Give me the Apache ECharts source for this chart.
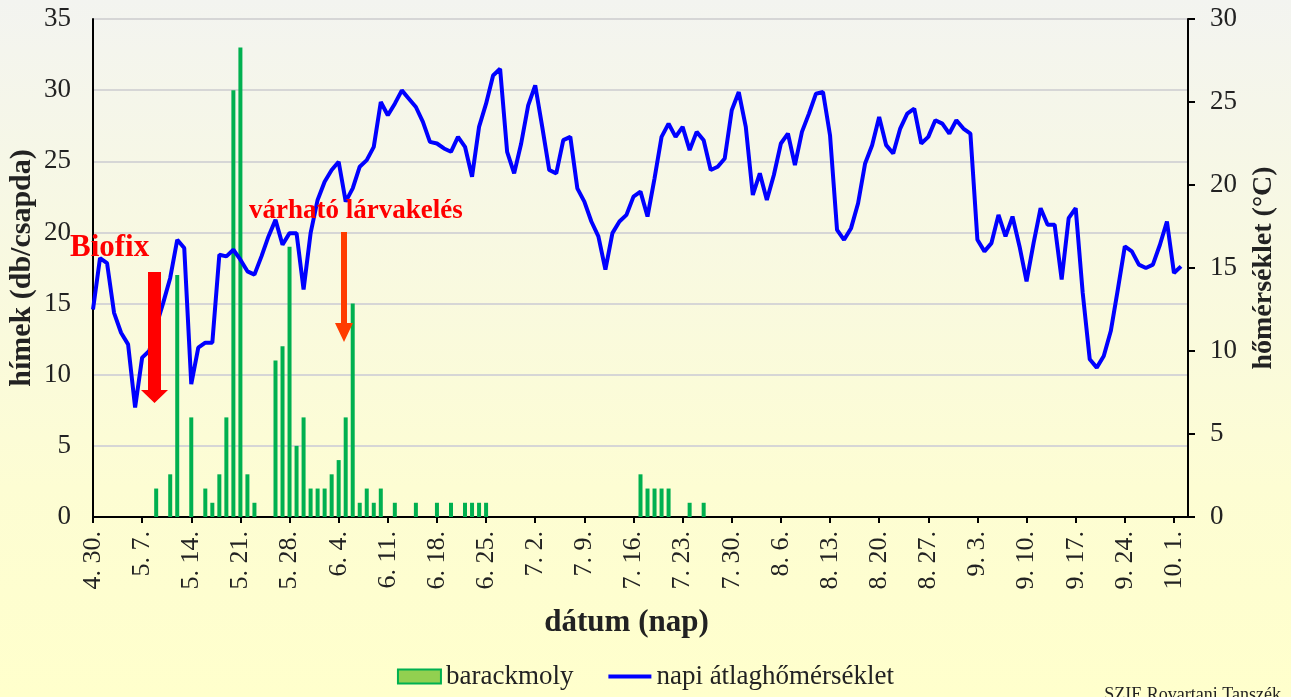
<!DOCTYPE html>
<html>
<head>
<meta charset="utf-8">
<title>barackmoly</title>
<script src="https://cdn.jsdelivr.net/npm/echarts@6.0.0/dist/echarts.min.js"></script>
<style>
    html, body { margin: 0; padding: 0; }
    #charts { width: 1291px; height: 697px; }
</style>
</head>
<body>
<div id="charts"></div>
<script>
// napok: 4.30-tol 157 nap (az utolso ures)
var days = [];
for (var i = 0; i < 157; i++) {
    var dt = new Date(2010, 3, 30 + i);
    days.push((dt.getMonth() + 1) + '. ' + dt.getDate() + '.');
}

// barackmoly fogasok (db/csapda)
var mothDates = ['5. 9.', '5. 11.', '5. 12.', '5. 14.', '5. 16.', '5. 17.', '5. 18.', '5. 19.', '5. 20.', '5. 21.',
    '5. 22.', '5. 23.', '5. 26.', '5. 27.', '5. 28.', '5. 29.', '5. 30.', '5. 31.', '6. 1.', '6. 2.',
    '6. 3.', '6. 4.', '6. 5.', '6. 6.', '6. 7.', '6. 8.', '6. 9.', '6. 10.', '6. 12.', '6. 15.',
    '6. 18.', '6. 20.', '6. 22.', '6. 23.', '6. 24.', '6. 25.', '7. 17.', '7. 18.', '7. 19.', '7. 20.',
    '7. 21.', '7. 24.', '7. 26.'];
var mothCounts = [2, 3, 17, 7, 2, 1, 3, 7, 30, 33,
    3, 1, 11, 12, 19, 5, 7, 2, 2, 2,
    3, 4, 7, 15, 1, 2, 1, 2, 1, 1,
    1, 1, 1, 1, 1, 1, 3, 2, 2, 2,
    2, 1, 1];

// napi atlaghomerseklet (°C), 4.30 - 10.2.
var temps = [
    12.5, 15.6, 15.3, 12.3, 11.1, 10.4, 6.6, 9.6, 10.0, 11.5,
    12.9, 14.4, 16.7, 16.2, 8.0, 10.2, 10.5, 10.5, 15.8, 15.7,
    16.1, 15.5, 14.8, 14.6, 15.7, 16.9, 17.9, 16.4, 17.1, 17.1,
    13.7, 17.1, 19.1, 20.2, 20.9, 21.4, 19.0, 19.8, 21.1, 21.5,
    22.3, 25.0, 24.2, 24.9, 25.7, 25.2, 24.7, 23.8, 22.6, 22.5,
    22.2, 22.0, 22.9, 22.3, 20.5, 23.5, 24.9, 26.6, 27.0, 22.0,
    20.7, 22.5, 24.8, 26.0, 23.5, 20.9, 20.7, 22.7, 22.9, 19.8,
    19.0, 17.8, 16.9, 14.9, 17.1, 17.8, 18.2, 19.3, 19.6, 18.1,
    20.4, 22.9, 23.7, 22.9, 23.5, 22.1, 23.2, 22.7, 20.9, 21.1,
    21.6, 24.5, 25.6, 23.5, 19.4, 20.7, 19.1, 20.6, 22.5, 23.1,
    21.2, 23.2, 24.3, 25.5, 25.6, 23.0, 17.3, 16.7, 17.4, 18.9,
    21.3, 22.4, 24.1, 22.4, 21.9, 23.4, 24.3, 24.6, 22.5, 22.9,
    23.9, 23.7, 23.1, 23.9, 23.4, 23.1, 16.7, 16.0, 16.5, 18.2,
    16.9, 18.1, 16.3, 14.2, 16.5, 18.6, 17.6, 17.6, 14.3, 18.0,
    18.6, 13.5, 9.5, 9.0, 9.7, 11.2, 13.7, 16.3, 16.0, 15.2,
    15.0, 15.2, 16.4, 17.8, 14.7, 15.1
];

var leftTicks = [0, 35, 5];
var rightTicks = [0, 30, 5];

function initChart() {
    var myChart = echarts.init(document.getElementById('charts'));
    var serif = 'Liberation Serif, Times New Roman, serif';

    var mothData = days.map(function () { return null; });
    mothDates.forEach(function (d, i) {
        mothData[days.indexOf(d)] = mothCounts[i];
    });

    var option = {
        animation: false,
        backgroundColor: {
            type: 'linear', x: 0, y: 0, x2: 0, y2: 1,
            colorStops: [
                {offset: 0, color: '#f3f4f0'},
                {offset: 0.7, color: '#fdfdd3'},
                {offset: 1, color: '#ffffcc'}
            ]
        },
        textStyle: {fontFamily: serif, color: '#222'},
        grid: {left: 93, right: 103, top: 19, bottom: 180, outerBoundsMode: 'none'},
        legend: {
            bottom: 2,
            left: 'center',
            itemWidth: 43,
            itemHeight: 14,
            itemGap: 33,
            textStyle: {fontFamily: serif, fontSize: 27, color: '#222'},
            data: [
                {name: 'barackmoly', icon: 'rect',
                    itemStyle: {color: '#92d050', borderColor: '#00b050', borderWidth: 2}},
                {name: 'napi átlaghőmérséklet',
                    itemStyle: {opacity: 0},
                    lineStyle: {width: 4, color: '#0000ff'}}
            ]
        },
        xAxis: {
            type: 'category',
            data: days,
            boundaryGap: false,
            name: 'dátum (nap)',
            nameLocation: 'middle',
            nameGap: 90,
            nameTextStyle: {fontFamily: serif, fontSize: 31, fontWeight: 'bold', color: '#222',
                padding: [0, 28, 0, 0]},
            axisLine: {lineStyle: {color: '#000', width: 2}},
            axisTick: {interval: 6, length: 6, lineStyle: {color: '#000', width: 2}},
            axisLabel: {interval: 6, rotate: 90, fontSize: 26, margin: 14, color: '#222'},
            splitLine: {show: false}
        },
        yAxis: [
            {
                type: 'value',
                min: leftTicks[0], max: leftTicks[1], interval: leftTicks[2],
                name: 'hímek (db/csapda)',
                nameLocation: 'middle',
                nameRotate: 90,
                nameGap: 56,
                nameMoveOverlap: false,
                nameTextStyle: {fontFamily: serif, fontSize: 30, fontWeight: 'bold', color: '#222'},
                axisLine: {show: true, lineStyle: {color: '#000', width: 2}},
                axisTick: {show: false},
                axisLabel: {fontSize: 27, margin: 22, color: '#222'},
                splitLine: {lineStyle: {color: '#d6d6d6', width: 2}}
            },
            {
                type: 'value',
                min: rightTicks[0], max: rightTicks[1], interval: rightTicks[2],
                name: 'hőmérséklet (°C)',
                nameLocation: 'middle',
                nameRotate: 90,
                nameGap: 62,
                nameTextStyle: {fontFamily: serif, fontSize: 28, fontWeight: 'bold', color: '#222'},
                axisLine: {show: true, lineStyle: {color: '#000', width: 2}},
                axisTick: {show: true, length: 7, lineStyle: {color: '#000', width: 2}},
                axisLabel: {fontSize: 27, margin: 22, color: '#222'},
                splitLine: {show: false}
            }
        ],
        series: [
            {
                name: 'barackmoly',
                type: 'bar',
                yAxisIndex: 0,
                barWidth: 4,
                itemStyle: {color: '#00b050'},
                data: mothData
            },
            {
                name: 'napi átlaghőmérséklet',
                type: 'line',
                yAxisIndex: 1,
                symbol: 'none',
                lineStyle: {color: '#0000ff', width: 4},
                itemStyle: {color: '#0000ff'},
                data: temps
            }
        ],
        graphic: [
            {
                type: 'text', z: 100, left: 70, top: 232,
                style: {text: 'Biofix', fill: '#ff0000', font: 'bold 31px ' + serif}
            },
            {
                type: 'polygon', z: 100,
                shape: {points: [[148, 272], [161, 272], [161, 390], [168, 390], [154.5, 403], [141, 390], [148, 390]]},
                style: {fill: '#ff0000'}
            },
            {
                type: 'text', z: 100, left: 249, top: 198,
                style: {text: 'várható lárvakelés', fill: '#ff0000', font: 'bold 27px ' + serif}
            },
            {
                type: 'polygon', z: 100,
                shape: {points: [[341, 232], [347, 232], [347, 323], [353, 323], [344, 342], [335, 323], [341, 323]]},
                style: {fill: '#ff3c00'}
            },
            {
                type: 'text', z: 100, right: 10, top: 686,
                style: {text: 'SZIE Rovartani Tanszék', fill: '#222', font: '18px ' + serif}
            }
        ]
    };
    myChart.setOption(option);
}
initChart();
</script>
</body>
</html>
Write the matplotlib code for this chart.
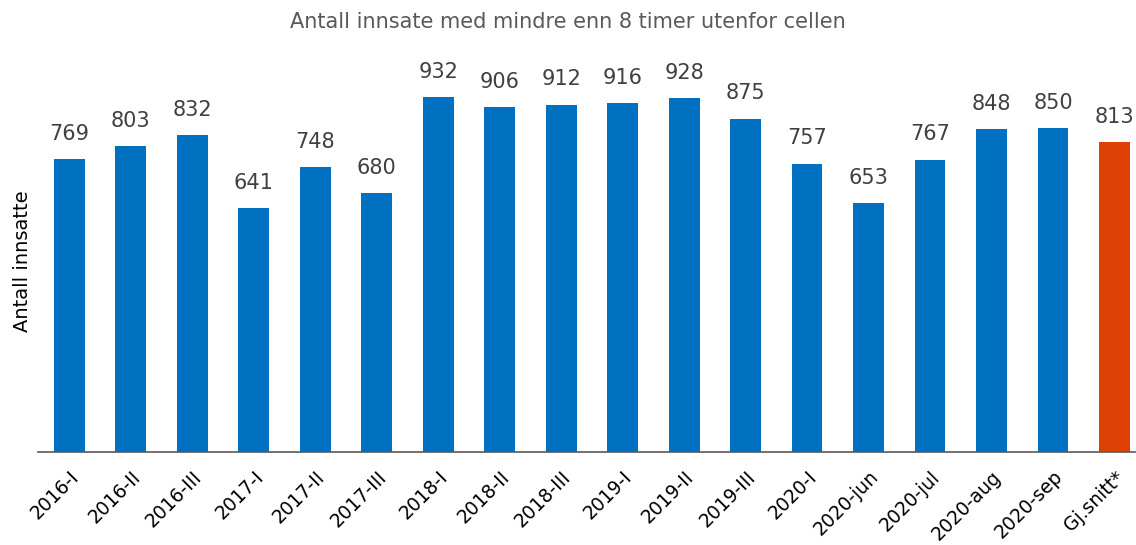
=-=-=
* **REQUIREMENTS**: Report the number of lines that contain "this", with no other words.

* **RESULT OF THE TASK**: 2